4. [appellant] betoogt voorts dat de rechtbank niet heeft onderkend dat het college van handhavend optreden had behoren af te zien. Daartoe voert hij aan dat de raad van de voormalige gemeente Vlist (hierna: de raad) heeft toegezegd dat niet handhavend tegen het gebouw zou worden opgetreden. In dit verband verwijst [appellant] naar de uitspraak van de Afdeling van 30 mei 2012, ECLI:NL:RVS:2012:BW6957, waarin het besluit tot vaststelling van het bestemmingsplan "Landelijk Gebied 2010" van de raad van 26 oktober 2010 is vernietigd wat betreft het plandeel dat ziet op zijn perceel. Voorts stelt hij in financiële problemen te komen indien hij elders woonruimte moet bemachtigen en dat er geen algemeen belang is dat is gediend met handhaving. In dat verband betoogt hij onder meer dat het gebouw niet langer binnen een beschermingszone staat, zodat in dat opzicht geen beletsel voor bewoning bestaat.

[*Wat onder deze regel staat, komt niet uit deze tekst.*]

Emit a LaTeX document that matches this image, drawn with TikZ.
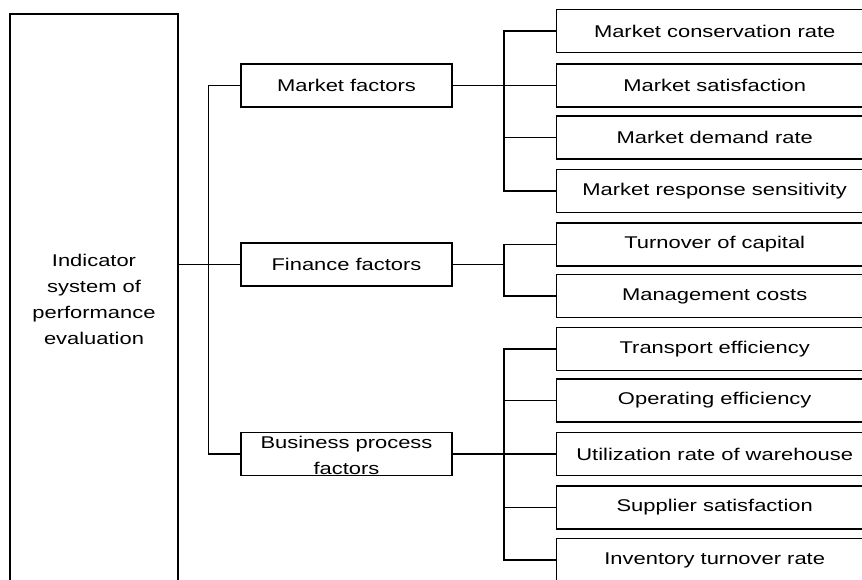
\documentclass[tikz,border=0pt]{standalone}
\usepackage{fontspec}
\setmainfont{Liberation Sans}[FakeStretch=1.29]
\begin{document}
\begin{tikzpicture}[x=1pt, y=-1pt, line width=1.4pt,
  every node/.style={font=\fontsize{17}{26}\selectfont},
  rootbox/.style={draw, minimum width=168pt, minimum height=570pt, align=center, inner sep=0pt},
  catbox/.style={draw, minimum width=211pt, minimum height=43pt, inner sep=0pt},
  leafbox/.style={draw, anchor=west, minimum width=316pt, minimum height=43pt, inner sep=0pt}]
  \path[use as bounding box, clip] (0, 0) rectangle (862, 579);

  \node[rootbox] (root) at (94, 299) {Indicator\\system of\\performance\\evaluation};

  \node[catbox] (mkt) at (346.5, 85.5) {Market factors};
  \node[catbox] (fin) at (346.5, 264.5) {Finance factors};
  \node[catbox] (bus) at (346.5, 454) {};
  \node[align=center, inner sep=0pt] (busL) at (346.5, 455.5) {Business process\\factors};

  \node[leafbox] (M1) at (556, 31) {Market conservation rate};
  \node[leafbox] (M2) at (556, 85.5) {Market satisfaction};
  \node[leafbox] (M3) at (556, 137.5) {Market demand rate};
  \node[leafbox] (M4) at (556, 191) {Market response sensitivity};

  \node[leafbox] (F1) at (556, 244.5) {Turnover of capital};
  \node[leafbox] (F2) at (556, 296) {Management costs};

  \node[leafbox] (B1) at (556, 349) {Transport efficiency};
  \node[leafbox] (B2) at (556, 400.5) {Operating efficiency};
  \node[leafbox] (B3) at (556, 454) {Utilization rate of warehouse};
  \node[leafbox] (B4) at (556, 507.5) {Supplier satisfaction};
  \node[leafbox] (B5) at (556, 560) {Inventory turnover rate};

  \draw (fin.west) -- (fin.west -| root.east);
  \draw (mkt.west) -- ++(-32, 0) |- (bus.west);

  \draw (mkt.east) -- (M2.west);
  \draw (M1.west) -- ++(-52, 0) |- (M4.west);
  \draw (M3.west) -- ++(-52, 0);

  \coordinate (finJ) at (504, 264.5);
  \draw (fin.east) -- (finJ);
  \draw (F1.west) -- ++(-52, 0) |- (F2.west);

  \draw (bus.east) -- (B3.west);
  \draw (B1.west) -- ++(-52, 0) |- (B5.west);
  \draw (B2.west) -- ++(-52, 0);
  \draw (B4.west) -- ++(-52, 0);
\end{tikzpicture}
\end{document}
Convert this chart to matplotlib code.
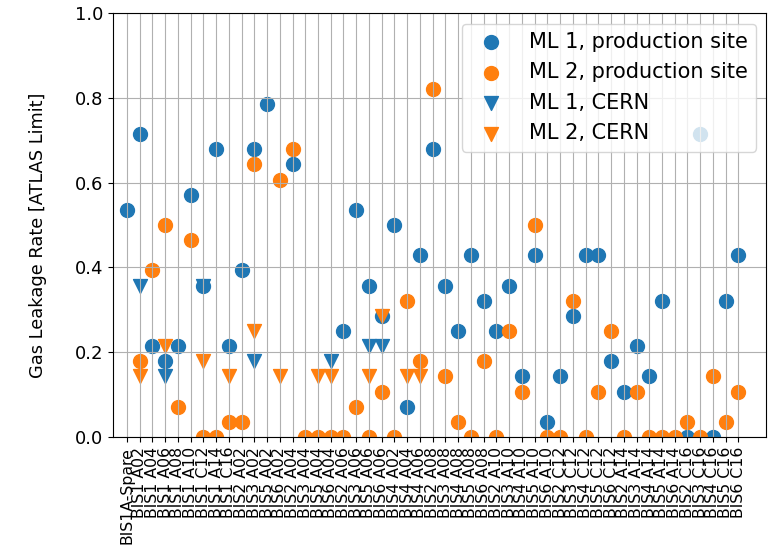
import numpy as np
import matplotlib
matplotlib.use("Agg")
import matplotlib.pyplot as plt

nan = np.nan

chambers = ["BIS1A-Spare", "BIS1 A02", "BIS1 A04", "BIS1 A06", "BIS1 A08", "BIS1 A10",
            "BIS1 C12", "BIS1 A14", "BIS1 C16",
            "BIS2 A02", "BIS3 A02", "BIS5 A02", "BIS6 A02",
            "BIS2 A04", "BIS3 A04", "BIS5 A04", "BIS6 A04",
            "BIS2 A06", "BIS3 A06", "BIS5 A06", "BIS6 A06",
            "BIS4 A02", "BIS4 A04", "BIS4 A06",
            "BIS2 A08", "BIS3 A08", "BIS4 A08", "BIS5 A08", "BIS6 A08",
            "BIS2 A10", "BIS3 A10", "BIS4 A10", "BIS5 A10", "BIS6 A10",
            "BIS2 C12", "BIS3 C12", "BIS4 C12", "BIS5 C12", "BIS6 C12",
            "BIS2 A14", "BIS3 A14", "BIS4 A14", "BIS5 A14", "BIS6 A14",
            "BIS2 C16", "BIS3 C16", "BIS4 C16", "BIS5 C16", "BIS6 C16"]

ml1_production = [0.536, 0.714, 0.214, 0.179, 0.214, 0.571, 0.357, 0.679, 0.214, 0.393,
                  0.679, 0.786, nan, 0.643, nan, nan, nan, 0.25, 0.536, 0.357,
                  0.286, 0.5, 0.071, 0.429, 0.679, 0.357, 0.25, 0.429, 0.321, 0.25,
                  0.357, 0.143, 0.429, 0.036, 0.143, 0.286, 0.429, 0.429, 0.179, 0.107,
                  0.214, 0.143, 0.321, nan, 0.0, 0.714, 0.0, 0.321, 0.429]

ml2_production = [nan, 0.179, 0.393, 0.5, 0.071, 0.464, 0.0, 0.0, 0.036, 0.036,
                  0.643, nan, 0.607, 0.679, 0.0, 0.0, 0.0, 0.0, 0.071, 0.0,
                  0.107, 0.0, 0.321, 0.179, 0.821, 0.143, 0.036, 0.0, 0.179, 0.0,
                  0.25, 0.107, 0.5, 0.0, 0.0, 0.321, 0.0, 0.107, 0.25, 0.0,
                  0.107, 0.0, 0.0, 0.0, 0.036, 0.0, 0.143, 0.036, 0.107]

ml1_cern = [nan, 0.357, nan, 0.143, nan, nan, 0.357, nan, nan, nan,
            0.179, nan, nan, nan, nan, nan, 0.179, nan, nan, 0.214,
            0.214, nan, nan, nan, nan, nan, nan, nan, nan, nan,
            nan, nan, nan, nan, nan, nan, nan, nan, nan, nan,
            nan, nan, nan, nan, nan, nan, nan, nan, nan]

ml2_cern = [nan, 0.143, nan, 0.214, nan, nan, 0.179, nan, 0.143, nan,
            0.25, nan, 0.143, nan, nan, 0.143, 0.143, nan, nan, 0.143,
            0.286, nan, 0.143, 0.143, nan, nan, nan, nan, nan, nan,
            nan, nan, nan, nan, nan, nan, nan, nan, nan, nan,
            nan, nan, nan, nan, nan, nan, nan, nan, nan]

series_labels = ["ML 1, production site", "ML 2, production site", "ML 1, CERN", "ML 2, CERN"]

fig = plt.figure(figsize=(7.68, 5.49), dpi=100)
ax = fig.add_axes([0.147, 0.204, 0.851, 0.772])

x = np.arange(len(chambers))
ax.scatter(x, ml1_production, s=100, color="#1f77b4", marker="o", label=series_labels[0])
ax.scatter(x, ml2_production, s=100, color="#ff7f0e", marker="o", label=series_labels[1])
ax.scatter(x, ml1_cern, s=100, color="#1f77b4", marker="v", label=series_labels[2])
ax.scatter(x, ml2_cern, s=100, color="#ff7f0e", marker="v", label=series_labels[3])

ax.set_xticks(x)
ax.set_xticklabels(chambers, rotation=90, fontsize=11.3)
ax.set_xlim(-1.1, 50.2)
ax.set_ylim(0, 1.0)
ax.set_yticks([0.0, 0.2, 0.4, 0.6, 0.8, 1.0])
ax.tick_params(axis="y", labelsize=13)
ax.set_ylabel("Gas Leakage Rate [ATLAS Limit]", fontsize=12.8)
ax.yaxis.set_label_coords(-0.101, 0.476)
ax.grid(True)
ax.legend(loc="upper right", fontsize=15)

fig.savefig("out.png", dpi=100)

4.1. In de uitspraak van 30 mei 2012 heeft de Afdeling geconcludeerd dat de raad bij vaststelling van het plan niet op de hoogte was van de aanwezigheid van het gebouw, en dat het op de weg van de raad lag om zich alsnog te informeren over de feitelijke situatie en eventuele aanspraken op grond van het overgangsrecht bij een nieuw besluit over het plandeel. Daarbij heeft de Afdeling opgemerkt dat de raad ter zitting heeft aangegeven, kort weergegeven, alsnog over een passende bestemmingsregeling te zullen nadenken en niet handhavend te zullen optreden.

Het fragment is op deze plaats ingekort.